“I was raised on a horse farm and I admittedly took it for granted,” admits Canadian cowboy Blake Berglund, who will release his stellar new record, Realms, on September 1st. “Growing up around that many horses instilled this kind of cowboy lifestyle. My grandfather was a rodeo cowboy, my brother is a rodeo cowboy, my father is an avid horseman, it’s just part of my life.”
Drawn to heavy metal and hard rock in his late teens, Berglund began his professional musicianship 13 years ago in touring bands; extensive travel and an upbringing in cowboy culture have shaped his worldview, and his love of 70s psychedelic rock and reverence for traditional country have shaped his sound. In 2015, Berglund, disgusted with the rampant apathy in the genre he holds dear, set out on a journey to discover the origins of good country music, to report about it—Hunter S. Thompson-style—and turn his findings into a book. “It’s sacred to me, what Willie Nelson was doing, what Kris Kristofferson was doing, what Ray Price was doing, what Bob Wills was doing, it’s such a wonderful history,” he says. “They evolved the genre but stayed true to the tradition and the spirit of everything it stood for. It’s American music. I’m a Canadian looking at it from the outside, but it’s very special to me.”

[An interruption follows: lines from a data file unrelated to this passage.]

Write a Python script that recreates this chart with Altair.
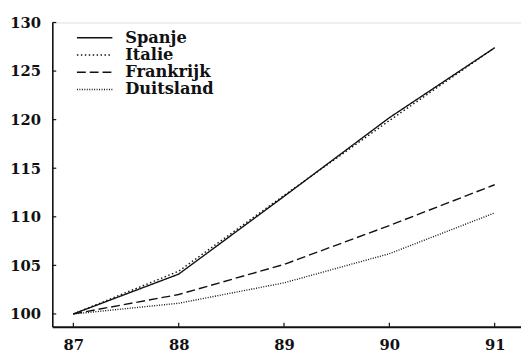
import altair as alt
import pandas as pd

years = [87, 88, 89, 90, 91]
spanje = [100, 104.1, 112.1, 120.2, 127.4]
italie = [100, 104.4, 112.2, 119.9, 127.4]
frankrijk = [100, 102.0, 105.1, 109.1, 113.3]
duitsland = [100, 101.1, 103.2, 106.2, 110.4]
landen = ["Spanje", "Italie", "Frankrijk", "Duitsland"]
y_ticks = [100, 105, 110, 115, 120, 125, 130]
x_ticks = [87, 88, 89, 90, 91]

rows = []
for land, vals in zip(landen, [spanje, italie, frankrijk, duitsland]):
    for yr, v in zip(years, vals):
        rows.append({"jaar": yr, "index": v, "land": land})
df = pd.DataFrame(rows)

W, H = 476, 309
FONT = "DejaVu Serif"

xscale = alt.Scale(domain=[86.8, 91.25], nice=False, zero=False)
yscale = alt.Scale(domain=[98.68, 130], nice=False, zero=False)

lines = alt.Chart(df).mark_line(strokeWidth=1.4, color="#111").encode(
    x=alt.X("jaar:Q", scale=xscale,
            axis=alt.Axis(values=x_ticks, format="d", title=None, tickSize=0,
                          labelPadding=11,
                          domainColor="#111", domainWidth=2, grid=False,
                          labelFont=FONT, labelFontSize=15, labelFontWeight="bold",
                          labelColor="#111")),
    y=alt.Y("index:Q", scale=yscale,
            axis=alt.Axis(values=y_ticks, format="d", title=None, tickSize=0,
                          labelPadding=12,
                          domainColor="#111", domainWidth=1.6, grid=False,
                          labelFont=FONT, labelFontSize=15, labelFontWeight="bold",
                          labelColor="#111")),
    strokeDash=alt.StrokeDash(
        "land:N",
        sort=landen,
        scale=alt.Scale(domain=landen,
                        range=[[1, 0], [1.5, 2.5], [9, 4], [1, 1.5]]),
        legend=alt.Legend(orient="none", legendX=24, legendY=8, title=None,
                          symbolType="stroke", symbolSize=1296,
                          symbolStrokeWidth=1.4, symbolStrokeColor="#111",
                          clipHeight=15, rowPadding=0.5, labelOffset=12, padding=0,
                          labelFont=FONT, labelFontSize=16.5, labelFontWeight="bold",
                          labelColor="#111"),
    ),
)

ydf = pd.DataFrame({"v": y_ticks})
xdf = pd.DataFrame({"v": x_ticks})

ytick_marks = alt.Chart(ydf).mark_rule(color="#111", strokeWidth=1.2).encode(
    y=alt.Y("v:Q", scale=yscale), x=alt.value(0), x2=alt.value(4)
)
xtick_marks = alt.Chart(xdf).mark_rule(color="#111", strokeWidth=1.2).encode(
    x=alt.X("v:Q", scale=xscale), y=alt.value(H), y2=alt.value(H - 4)
)

chart = alt.layer(lines, ytick_marks, xtick_marks).properties(
    width=W, height=H,
    autosize=alt.AutoSizeParams(type="none"),
    padding={"left": 45, "top": 12, "right": 0, "bottom": 30},
).configure_view(stroke=None).configure(background="white")

chart.save("out.html", embed_options={"renderer": "svg", "actions": False})
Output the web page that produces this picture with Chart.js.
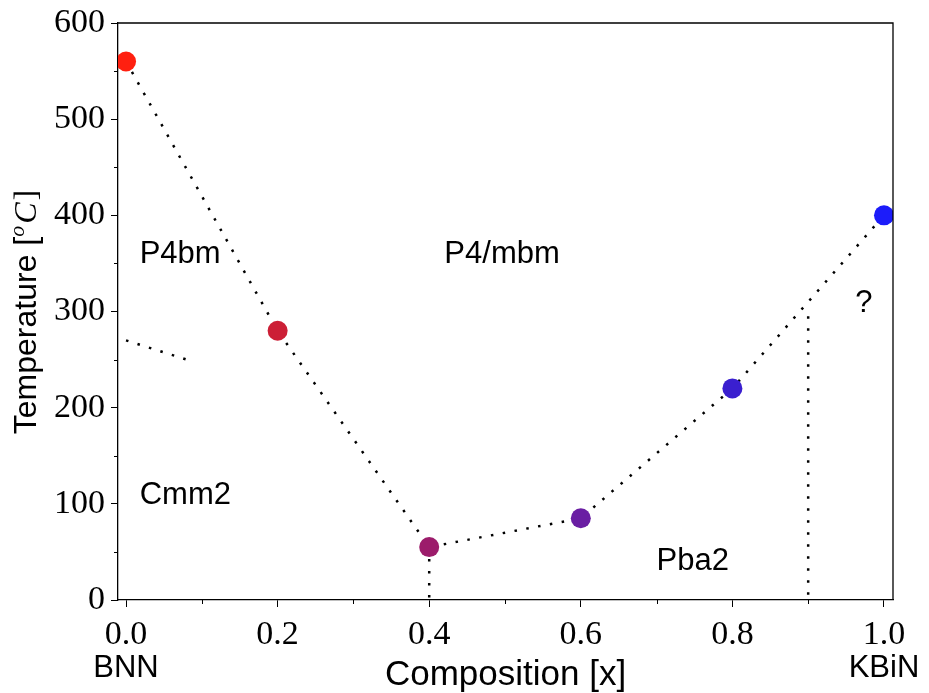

Today, Berglund unleashes “Moose Mountain,” a new single from the album in which our hero has recognized that things need to be done differently, that he isn’t as happy as he’d like to be, and that he needs to connect with his surroundings, so he goes for a horseback ride with a joint and loses his inhibitions. “It doesn’t get more grounding than to jump on a horse’s back and head out and be at one with nature. Whatever you need to do in order to connect more strongly with that, I’m a supporter. We are in the process of legalizing marijuana in Canada, and I’m an advocate. It’s something I prescribe to, pardon the pun,” he laughs.
“You’ve got to be true to yourself, and I’ve found this interesting place in music where I could honor the cowboy lifestyle and blend it with my influences of Pink Floyd and The Doors and Marty Stuart,” he says. “I’m a believer in oral tradition; our culture was founded on the concept of being able to tell a story, and that’s what I’m doing with this record,” he continues. “Realms is a concept record that tells the story of the breadth of human experience.”